* begin SOURCE MATERIAL *

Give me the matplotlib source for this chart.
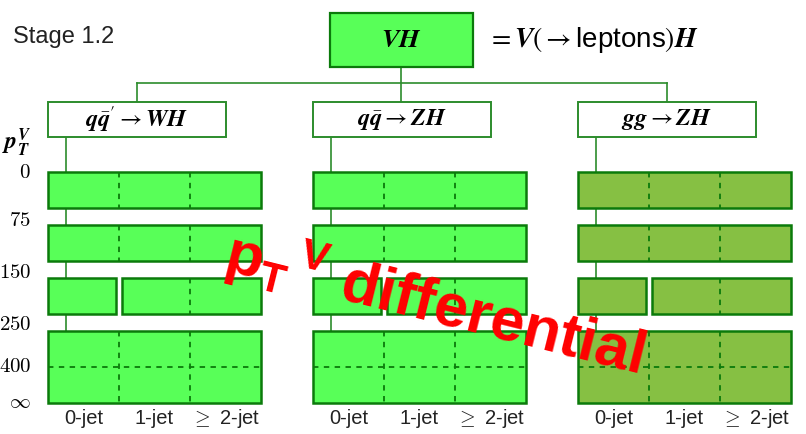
import matplotlib.pyplot as plt
from matplotlib.patches import Rectangle

plt.rcParams['mathtext.fontset'] = 'cm'
plt.rcParams['mathtext.bf'] = 'Liberation Sans:bold'
plt.rcParams['mathtext.rm'] = 'Liberation Sans'
plt.rcParams['mathtext.it'] = 'Liberation Sans:italic'
plt.rcParams['font.family'] = ['Liberation Sans', 'DejaVu Sans']

# Data
processes = [r"$\mathbfit{q}\bar{\mathbfit{q}}' \to \mathbfit{WH}$", r"$\mathbfit{q}\bar{\mathbfit{q}} \to \mathbfit{ZH}$",
             r"$\mathbfit{gg} \to \mathbfit{ZH}$"]
pt_edges = [r"$\mathbf{0}$", r"$\mathbf{75}$", r"$\mathbf{150}$", r"$\mathbf{250}$", r"$\mathbf{400}$", r"$\infty$"]
jet_bins = ["0-jet", "1-jet", r"$\geq$ 2-jet"]
split_rows = [False, False, True, False]   # 0-jet separated from >=1-jet
sub_rows = [False, False, False, True]     # split at 400

# Layout (pixel units)
green = '#58ff58'
olive = '#86c043'
edge = '#0b7a0b'
line_c = '#2c8c2c'
block_left = [48, 313, 578]
block_fill = [green, green, olive]
col_w = 71
row_top = [172, 225, 278, 331]
row_h = [36, 36, 36, 72]
label_y = [173, 220, 272, 324, 367, 402]

fig = plt.figure(figsize=(8.06, 4.34), dpi=100)
ax = fig.add_axes([0, 0, 1, 1])
ax.set_xlim(0, 806)
ax.set_ylim(434, 0)
ax.axis('off')

ax.text(13, 37, "Stage 1.2", fontsize=17, ha='left', va='center', color='#222222')

# top box
ax.add_patch(Rectangle((330, 13), 143, 54, facecolor=green, edgecolor=edge, lw=1.6, zorder=3))
ax.text(401, 40, r"$\mathbfit{VH}$", fontsize=19, ha='center', va='center', zorder=4,
        math_fontfamily='stix')
ax.text(487, 40, r"$= \mathbfit{V}(\to$leptons$)\mathbfit{H}$", fontsize=20,
        ha='left', va='center', math_fontfamily='stix')

# connectors
ax.plot([401, 401], [67, 102], color=line_c, lw=1.2, zorder=1)
ax.plot([137, 667], [83, 83], color=line_c, lw=1.2, zorder=1)
ax.plot([137, 137], [83, 102], color=line_c, lw=1.2, zorder=1)
ax.plot([667, 667], [83, 102], color=line_c, lw=1.2, zorder=1)

for b, (x0, fill, proc) in enumerate(zip(block_left, block_fill, processes)):
    ax.add_patch(Rectangle((x0, 102), 178, 35, facecolor='white', edgecolor=line_c, lw=1.4, zorder=3))
    ax.text(x0 + 89, 119.5, proc, fontsize=17.5, ha='center', va='center', zorder=4,
            math_fontfamily='stix')
    ax.plot([x0 + 18, x0 + 18], [137, row_top[-1]], color=line_c, lw=1.2, zorder=1)
    w = 3 * col_w
    for r, (yt, h) in enumerate(zip(row_top, row_h)):
        if split_rows[r]:
            ax.add_patch(Rectangle((x0, yt), 68, h, facecolor=fill, edgecolor=edge, lw=1.8, zorder=3))
            ax.add_patch(Rectangle((x0 + 74, yt), w - 74, h, facecolor=fill, edgecolor=edge, lw=1.8, zorder=3))
            ax.plot([x0 + 2 * col_w] * 2, [yt, yt + h], color=edge, lw=1.3, ls=(0, (3, 3)), zorder=4)
        else:
            ax.add_patch(Rectangle((x0, yt), w, h, facecolor=fill, edgecolor=edge, lw=1.8, zorder=3))
            for c in (1, 2):
                ax.plot([x0 + c * col_w] * 2, [yt, yt + h], color=edge, lw=1.3, ls=(0, (3, 3)), zorder=4)
        if sub_rows[r]:
            ax.plot([x0, x0 + w], [yt + h / 2] * 2, color=edge, lw=1.3, ls=(0, (3, 3)), zorder=4)
    for c, jl in enumerate(jet_bins):
        ax.text(x0 + (c + 0.5) * col_w, 419, jl, fontsize=14.5, ha='center', va='center', color='#222222')

# pT axis labels
ax.text(16, 143, r"$\mathbfit{p}_{\mathbfit{T}}^{\mathbfit{V}}$", fontsize=17, ha='center', va='center',
        math_fontfamily='stix')
for lab, y in zip(pt_edges, label_y):
    ax.text(31, y, lab, fontsize=15, ha='right', va='center')

# watermark
ax.text(222, 270, r"$\mathbf{p_T}^{\,\mathbf{V}}$ differential", fontsize=44, fontweight='bold',
        color='#ff0000', rotation=-14, rotation_mode='anchor', ha='left', va='baseline',
        math_fontfamily='custom', zorder=10)

fig.savefig('out.png', dpi=100)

* end SOURCE MATERIAL *

EXERCISE GOAL :: Copy the whole listing above word for word but do not carry over the pictures.

CORRECT RESULT ::
Give me the matplotlib source for this chart.
import matplotlib.pyplot as plt
from matplotlib.patches import Rectangle

plt.rcParams['mathtext.fontset'] = 'cm'
plt.rcParams['mathtext.bf'] = 'Liberation Sans:bold'
plt.rcParams['mathtext.rm'] = 'Liberation Sans'
plt.rcParams['mathtext.it'] = 'Liberation Sans:italic'
plt.rcParams['font.family'] = ['Liberation Sans', 'DejaVu Sans']

# Data
processes = [r"$\mathbfit{q}\bar{\mathbfit{q}}' \to \mathbfit{WH}$", r"$\mathbfit{q}\bar{\mathbfit{q}} \to \mathbfit{ZH}$",
             r"$\mathbfit{gg} \to \mathbfit{ZH}$"]
pt_edges = [r"$\mathbf{0}$", r"$\mathbf{75}$", r"$\mathbf{150}$", r"$\mathbf{250}$", r"$\mathbf{400}$", r"$\infty$"]
jet_bins = ["0-jet", "1-jet", r"$\geq$ 2-jet"]
split_rows = [False, False, True, False]   # 0-jet separated from >=1-jet
sub_rows = [False, False, False, True]     # split at 400

# Layout (pixel units)
green = '#58ff58'
olive = '#86c043'
edge = '#0b7a0b'
line_c = '#2c8c2c'
block_left = [48, 313, 578]
block_fill = [green, green, olive]
col_w = 71
row_top = [172, 225, 278, 331]
row_h = [36, 36, 36, 72]
label_y = [173, 220, 272, 324, 367, 402]

fig = plt.figure(figsize=(8.06, 4.34), dpi=100)
ax = fig.add_axes([0, 0, 1, 1])
ax.set_xlim(0, 806)
ax.set_ylim(434, 0)
ax.axis('off')

ax.text(13, 37, "Stage 1.2", fontsize=17, ha='left', va='center', color='#222222')

# top box
ax.add_patch(Rectangle((330, 13), 143, 54, facecolor=green, edgecolor=edge, lw=1.6, zorder=3))
ax.text(401, 40, r"$\mathbfit{VH}$", fontsize=19, ha='center', va='center', zorder=4,
        math_fontfamily='stix')
ax.text(487, 40, r"$= \mathbfit{V}(\to$leptons$)\mathbfit{H}$", fontsize=20,
        ha='left', va='center', math_fontfamily='stix')

# connectors
ax.plot([401, 401], [67, 102], color=line_c, lw=1.2, zorder=1)
ax.plot([137, 667], [83, 83], color=line_c, lw=1.2, zorder=1)
ax.plot([137, 137], [83, 102], color=line_c, lw=1.2, zorder=1)
ax.plot([667, 667], [83, 102], color=line_c, lw=1.2, zorder=1)

for b, (x0, fill, proc) in enumerate(zip(block_left, block_fill, processes)):
    ax.add_patch(Rectangle((x0, 102), 178, 35, facecolor='white', edgecolor=line_c, lw=1.4, zorder=3))
    ax.text(x0 + 89, 119.5, proc, fontsize=17.5, ha='center', va='center', zorder=4,
            math_fontfamily='stix')
    ax.plot([x0 + 18, x0 + 18], [137, row_top[-1]], color=line_c, lw=1.2, zorder=1)
    w = 3 * col_w
    for r, (yt, h) in enumerate(zip(row_top, row_h)):
        if split_rows[r]:
            ax.add_patch(Rectangle((x0, yt), 68, h, facecolor=fill, edgecolor=edge, lw=1.8, zorder=3))
            ax.add_patch(Rectangle((x0 + 74, yt), w - 74, h, facecolor=fill, edgecolor=edge, lw=1.8, zorder=3))
            ax.plot([x0 + 2 * col_w] * 2, [yt, yt + h], color=edge, lw=1.3, ls=(0, (3, 3)), zorder=4)
        else:
            ax.add_patch(Rectangle((x0, yt), w, h, facecolor=fill, edgecolor=edge, lw=1.8, zorder=3))
            for c in (1, 2):
                ax.plot([x0 + c * col_w] * 2, [yt, yt + h], color=edge, lw=1.3, ls=(0, (3, 3)), zorder=4)
        if sub_rows[r]:
            ax.plot([x0, x0 + w], [yt + h / 2] * 2, color=edge, lw=1.3, ls=(0, (3, 3)), zorder=4)
    for c, jl in enumerate(jet_bins):
        ax.text(x0 + (c + 0.5) * col_w, 419, jl, fontsize=14.5, ha='center', va='center', color='#222222')

# pT axis labels
ax.text(16, 143, r"$\mathbfit{p}_{\mathbfit{T}}^{\mathbfit{V}}$", fontsize=17, ha='center', va='center',
        math_fontfamily='stix')
for lab, y in zip(pt_edges, label_y):
    ax.text(31, y, lab, fontsize=15, ha='right', va='center')

# watermark
ax.text(222, 270, r"$\mathbf{p_T}^{\,\mathbf{V}}$ differential", fontsize=44, fontweight='bold',
        color='#ff0000', rotation=-14, rotation_mode='anchor', ha='left', va='baseline',
        math_fontfamily='custom', zorder=10)

fig.savefig('out.png', dpi=100)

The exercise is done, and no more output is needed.